▸ Required work
Pull each line containing "matplotlib" out of the data and copy it.

>> BEGIN Given data

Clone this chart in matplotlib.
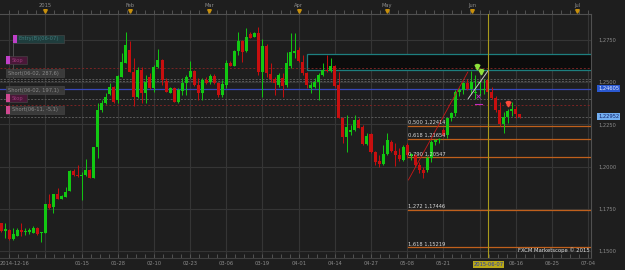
import matplotlib
matplotlib.use("Agg")
import matplotlib.pyplot as plt
from matplotlib.patches import Rectangle
import numpy as np

BG = "#1e1e1e"
GREEN = "#12c812"
RED = "#c80f0f"
TXT = "#8c8c8c"

# daily candles (index = trading slot)
opens = [1.1665, 1.1621, 1.1625, 1.1572, 1.1592, 1.1625, 1.1616, 1.1613, 1.1609, 1.1639,
         1.1608, 1.1609, 1.1779, 1.1759, 1.1836, 1.1809, 1.1822, 1.1856, 1.1974, 1.1950,
         1.1944, 1.1950, 1.1980, 1.1934, 1.2114, 1.2335, 1.2374, 1.2429, 1.2472, 1.2394,
         1.2531, 1.2614, 1.2689, 1.2561, 1.2413, 1.2571, 1.2433, 1.2531, 1.2463, 1.2587,
         1.2630, 1.2506, 1.2437, 1.2463, 1.2384, 1.2449, 1.2492, 1.2528, 1.2567, 1.2482,
         1.2433, 1.2512, 1.2502, 1.2535, 1.2492, 1.2423, 1.2482, 1.2614, 1.2596, 1.2683,
         1.2742, 1.2683, 1.2782, 1.2768, 1.2788, 1.2561, 1.2713, 1.2546, 1.2518, 1.2482,
         1.2525, 1.2482, 1.2596, 1.2670, 1.2689, 1.2620, 1.2551, 1.2463, 1.2472, 1.2502,
         1.2541, 1.2571, 1.2565, 1.2595, 1.2482, 1.2289, 1.2177, 1.2203, 1.2216, 1.2275,
         1.2236, 1.2134, 1.2191, 1.2085, 1.2033, 1.2014, 1.2073, 1.2147, 1.2092, 1.2069,
         1.2039, 1.2128, 1.2060, 1.2069, 1.2010, 1.1980, 1.1980, 1.2051, 1.2145, 1.2157,
         1.2217, 1.2187, 1.2288, 1.2317, 1.2441, 1.2453, 1.2494, 1.2459, 1.2435, 1.2494,
         1.2453, 1.2512, 1.2441, 1.2405, 1.2335, 1.2252, 1.2293, 1.2328, 1.2340, 1.2310]
highs = [1.1667, 1.1667, 1.1631, 1.1637, 1.1637, 1.1667, 1.1637, 1.1637, 1.1649, 1.1645,
         1.1613, 1.1779, 1.1836, 1.1838, 1.1872, 1.1832, 1.1878, 1.1980, 1.1984, 1.2009,
         1.1968, 1.2043, 1.1986, 1.2116, 1.2376, 1.2394, 1.2433, 1.2492, 1.2476, 1.2541,
         1.2670, 1.2794, 1.2744, 1.2640, 1.2590, 1.2590, 1.2541, 1.2551, 1.2600, 1.2693,
         1.2636, 1.2522, 1.2472, 1.2470, 1.2465, 1.2522, 1.2541, 1.2626, 1.2571, 1.2524,
         1.2524, 1.2530, 1.2546, 1.2546, 1.2502, 1.2512, 1.2630, 1.2624, 1.2689, 1.2797,
         1.2748, 1.2817, 1.2797, 1.2797, 1.2827, 1.2754, 1.2725, 1.2611, 1.2530, 1.2553,
         1.2551, 1.2679, 1.2788, 1.2788, 1.2709, 1.2660, 1.2559, 1.2498, 1.2522, 1.2551,
         1.2611, 1.2660, 1.2644, 1.2600, 1.2561, 1.2293, 1.2305, 1.2246, 1.2305, 1.2287,
         1.2246, 1.2199, 1.2199, 1.2092, 1.2069, 1.2128, 1.2199, 1.2157, 1.2139, 1.2110,
         1.2128, 1.2140, 1.2080, 1.2075, 1.2030, 1.2000, 1.2060, 1.2160, 1.2165, 1.2170,
         1.2230, 1.2290, 1.2320, 1.2450, 1.2465, 1.2500, 1.2520, 1.2565, 1.2540, 1.2500,
         1.2520, 1.2560, 1.2470, 1.2420, 1.2380, 1.2320, 1.2340, 1.2380, 1.2360, 1.2310]
lows = [1.1613, 1.1578, 1.1566, 1.1566, 1.1590, 1.1590, 1.1593, 1.1602, 1.1608, 1.1596,
        1.1556, 1.1608, 1.1749, 1.1724, 1.1806, 1.1806, 1.1820, 1.1853, 1.1944, 1.1939,
        1.1803, 1.1944, 1.1933, 1.1933, 1.2051, 1.2323, 1.2370, 1.2423, 1.2376, 1.2378,
        1.2530, 1.2612, 1.2559, 1.2358, 1.2405, 1.2376, 1.2378, 1.2459, 1.2443, 1.2583,
        1.2482, 1.2441, 1.2435, 1.2382, 1.2378, 1.2423, 1.2423, 1.2524, 1.2479, 1.2394,
        1.2394, 1.2488, 1.2488, 1.2488, 1.2411, 1.2413, 1.2466, 1.2595, 1.2595, 1.2660,
        1.2620, 1.2677, 1.2760, 1.2766, 1.2541, 1.2413, 1.2531, 1.2500, 1.2423, 1.2472,
        1.2413, 1.2470, 1.2581, 1.2642, 1.2618, 1.2541, 1.2465, 1.2437, 1.2465, 1.2394,
        1.2535, 1.2559, 1.2559, 1.2470, 1.2287, 1.2139, 1.2088, 1.2187, 1.2210, 1.2228,
        1.2128, 1.2128, 1.2080, 1.2009, 1.1998, 1.2009, 1.2069, 1.2086, 1.2005, 1.2033,
        1.2033, 1.2050, 1.2040, 1.2000, 1.1965, 1.1930, 1.1970, 1.2030, 1.2130, 1.2140,
        1.2180, 1.2170, 1.2270, 1.2300, 1.2420, 1.2430, 1.2450, 1.2430, 1.2400, 1.2420,
        1.2430, 1.2420, 1.2400, 1.2320, 1.2240, 1.2200, 1.2260, 1.2300, 1.2290, 1.2290]
closes = [1.1621, 1.1629, 1.1572, 1.1602, 1.1625, 1.1613, 1.1619, 1.1628, 1.1639, 1.1602,
          1.1612, 1.1779, 1.1754, 1.1836, 1.1809, 1.1826, 1.1852, 1.1974, 1.1950, 1.1944,
          1.1952, 1.1980, 1.1934, 1.2114, 1.2335, 1.2378, 1.2413, 1.2472, 1.2384, 1.2535,
          1.2620, 1.2719, 1.2561, 1.2413, 1.2571, 1.2433, 1.2502, 1.2463, 1.2590, 1.2630,
          1.2512, 1.2443, 1.2463, 1.2384, 1.2453, 1.2492, 1.2531, 1.2567, 1.2482, 1.2437,
          1.2512, 1.2492, 1.2535, 1.2492, 1.2423, 1.2486, 1.2614, 1.2596, 1.2683, 1.2742,
          1.2676, 1.2768, 1.2762, 1.2788, 1.2561, 1.2713, 1.2551, 1.2518, 1.2492, 1.2541,
          1.2478, 1.2611, 1.2676, 1.2683, 1.2624, 1.2553, 1.2482, 1.2482, 1.2502, 1.2541,
          1.2571, 1.2565, 1.2595, 1.2478, 1.2289, 1.2177, 1.2236, 1.2216, 1.2275, 1.2230,
          1.2134, 1.2181, 1.2085, 1.2029, 1.2014, 1.2073, 1.2157, 1.2092, 1.2069, 1.2045,
          1.2118, 1.2069, 1.2075, 1.2010, 1.1980, 1.1960, 1.2051, 1.2145, 1.2157, 1.2157,
          1.2187, 1.2288, 1.2317, 1.2441, 1.2453, 1.2494, 1.2459, 1.2500, 1.2435, 1.2494,
          1.2453, 1.2441, 1.2405, 1.2335, 1.2252, 1.2293, 1.2328, 1.2340, 1.2310, 1.22952]

grid_pos = list(range(2, 147, 9))
xlabel_pos = [3.2, 20, 29, 38, 47, 56, 65, 74, 83, 92, 101, 110, 128, 137, 146]
xlabels = ["2014-12-16", "01-15", "01-28", "02-10", "02-23", "03-06", "03-19", "04-01",
           "04-14", "04-27", "05-08", "05-21", "06-16", "06-25", "07-04"]
month_pos = [11, 32, 51.7, 74, 96, 117.1, 143.3]
month_labels = ["2015", "Feb", "Mar", "Apr", "May", "Jun", "Jul"]
price_ticks = [1.15, 1.175, 1.2, 1.225, 1.25, 1.275]

fib_ratio = [0.5, 0.618, 0.79, 1.272, 1.618]
fib_price = [1.22414, 1.21654, 1.20547, 1.17446, 1.15219]
fib_start = 101.3

zone_low, zone_high, zone_start = 1.2569, 1.2665, 76.0
red_dotted = [1.2581, 1.2362]
gray_dashed = [1.2518, 1.2506, 1.2401, 1.22952]
blue_price = 1.24605
last_price = 1.22952
cursor_x = 121.2

o = np.array(opens)
h = np.array(highs)
l = np.array(lows)
c = np.array(closes)
x = np.arange(len(o))

fig = plt.figure(figsize=(6.25, 2.7), dpi=100, facecolor=BG)
ax = fig.add_axes([0, 12 / 270, 591 / 625, 244 / 270], facecolor=BG)
ax.set_xlim(-0.31, 146.74)
ax.set_ylim(1.14598, 1.29019)

# grid
for g in grid_pos:
    ax.axvline(g, color="#353535", lw=0.8, zorder=0)
for p in price_ticks:
    ax.axhline(p, color="#353535", lw=0.8, zorder=0)

# resistance zone
ax.add_patch(Rectangle((zone_start, zone_low), 200, zone_high - zone_low,
                       facecolor="#0c0c0c", edgecolor="#1d7f7f", lw=0.9, zorder=1))
for p in red_dotted:
    ax.axhline(p, color="#7a2424", lw=0.7, ls=(0, (2, 2)), zorder=1.5)
for p in gray_dashed:
    ax.axhline(p, color="#5a5a5a", lw=0.7, ls=(0, (2, 1.5)), zorder=1.5)
ax.axhline(blue_price, color="#3848b8", lw=0.9, zorder=1.5)

# fibonacci levels
for r, p in zip(fib_ratio, fib_price):
    ax.plot([fib_start, 147], [p, p], color="#c0601c", lw=0.9, zorder=1.6)
    ax.text(fib_start, p + 0.0006, f"{r:.3f} {p:.5f}".replace(".", ","),
            color="#d8d8d8", fontsize=3.7, va="bottom", ha="left", zorder=5)

# candles
up = c >= o
cols = np.where(up, GREEN, RED)
ax.vlines(x, l, h, colors=cols, lw=0.7, zorder=3)
body = np.maximum(np.abs(c - o), 0.0006)
ax.bar(x, body, bottom=np.minimum(o, c), width=0.75, color=cols, lw=0, zorder=3)

# drawings
ax.plot([101.3, 116.1], [1.1921, 1.2559], color="#c81818", lw=0.6, zorder=4)
ax.plot([116.2, 121.2], [1.2402, 1.2569], color="#c8c8c8", lw=0.7, zorder=4)
ax.axvline(cursor_x, color="#a89a1c", lw=0.8, zorder=4)
for ax_, ay in [(118.4, 1.2590), (119.4, 1.2560)]:
    ax.plot(ax_, ay, marker="v", color="#8ee03a", ms=3.5, zorder=6)
    ax.plot(ax_, ay + 0.0012, marker="s", color="#8ee03a", ms=1.6, zorder=6)
ax.plot(126.2, 1.2372, marker="v", color="#ff4a3a", ms=3.5, zorder=6)
ax.plot(126.2, 1.2384, marker="s", color="#ff4a3a", ms=1.6, zorder=6)
ax.plot(118.5, 1.2415, marker="x", color="#c030c0", ms=2.5, mew=0.6, zorder=6)
ax.plot([118.0, 119.6], [1.2370, 1.2370], color="#c030c0", lw=0.8, zorder=6)

# left order annotations
notes = [
    ("Entry(B)(06-07)", 1.2755, 3.0, 15.6, "#c040c8", "#1f3d3d", "#3f7a7a"),
    ("Stop", 1.2630, 1.3, 6.5, "#c040c8", "#4a1838", "#9a3a7a"),
    ("Short(06-02, 287,6)", 1.2551, 1.3, 15.5, None, "#3a3a3a", "#8a8a8a"),
    ("Short(06-02, 197,1)", 1.2450, 1.3, 15.5, None, "#3a3a3a", "#8a8a8a"),
    ("Stop", 1.2405, 1.3, 6.5, "#d04890", "#4a1838", "#9a3a7a"),
    ("Short(06-11, -5,1)", 1.2335, 1.3, 15.5, "#d04890", "#3a3a3a", "#8a8a8a"),
]
ax.plot([3.0, 3.0], [1.2730, 1.2524], color="#555555", lw=0.6, zorder=6)
bh = 0.0047
for text, p, x0, x1, sq, bg, fg in notes:
    ax.add_patch(Rectangle((x0, p - bh / 2), x1 - x0, bh, facecolor=bg,
                           edgecolor="#4a4a4a", lw=0.4, zorder=7))
    tx = x0 + 0.3
    if sq:
        ax.add_patch(Rectangle((x0, p - bh / 2), 1.0, bh, facecolor=sq, lw=0, zorder=8))
        tx = x0 + 1.3
    ax.text(tx, p, text, color=fg, fontsize=3.7, va="center", ha="left", zorder=9)

# axes styling
ax.spines["left"].set_visible(False)
ax.spines["top"].set_color("#505050")
ax.spines["bottom"].set_color("#404040")
ax.spines["right"].set_color("#505050")
ax.set_xticks(xlabel_pos, xlabels)
ax.tick_params(axis="x", length=0, pad=2.5, labelsize=3.7, labelcolor=TXT)
ax.yaxis.tick_right()
ax.set_yticks(price_ticks, [f"{p:.4f}".replace(".", ",") for p in price_ticks])
ax.tick_params(axis="y", length=0, pad=5, labelsize=3.7, labelcolor=TXT)

tr = ax.get_xaxis_transform()
minor = np.arange(2, 147, 2.25)
ax.vlines(minor, 1.0, 1.0 + 4 / 244, colors="#5a5a5a", lw=0.6, transform=tr, clip_on=False)
ax.vlines(minor, 0.0, 4 / 244, colors="#5a5a5a", lw=0.6, transform=tr, clip_on=False)
for mp, ml in zip(month_pos, month_labels):
    ax.text(mp, 1.036, ml, transform=tr, color=TXT, fontsize=3.7, ha="center", va="center")
    ax.plot(mp, 1.012, marker="v", color="#c8900c", ms=2.6, transform=tr, clip_on=False)

ax.text(cursor_x, -0.026, "2015-06-07", transform=tr, color="#2038b0", fontsize=3.7,
        ha="center", va="center",
        bbox=dict(boxstyle="square,pad=0.15", fc="#b8a818", ec="none"))

ty = ax.get_yaxis_transform()
ax.text(1.012, blue_price, f"{blue_price:.5f}".replace(".", ","), transform=ty,
        color="#e6ecff", fontsize=3.7, ha="left", va="center",
        bbox=dict(boxstyle="square,pad=0.2", fc="#2a58d0", ec="none"))
ax.text(1.012, last_price, f"{last_price:.5f}".replace(".", ","), transform=ty,
        color="#10206a", fontsize=3.7, ha="left", va="center",
        bbox=dict(boxstyle="square,pad=0.2", fc="#72aef0", ec="none"))

ax.text(0.998, 0.03, "FXCM Marketscope \u00a9 2015", transform=ax.transAxes,
        color="#e0e0e0", fontsize=3.8, ha="right", va="center", zorder=9)

fig.savefig("out.png", dpi=100, facecolor=BG)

>> END Given data

▸ Task response
Clone this chart in matplotlib.
import matplotlib
matplotlib.use("Agg")
import matplotlib.pyplot as plt
from matplotlib.patches import Rectangle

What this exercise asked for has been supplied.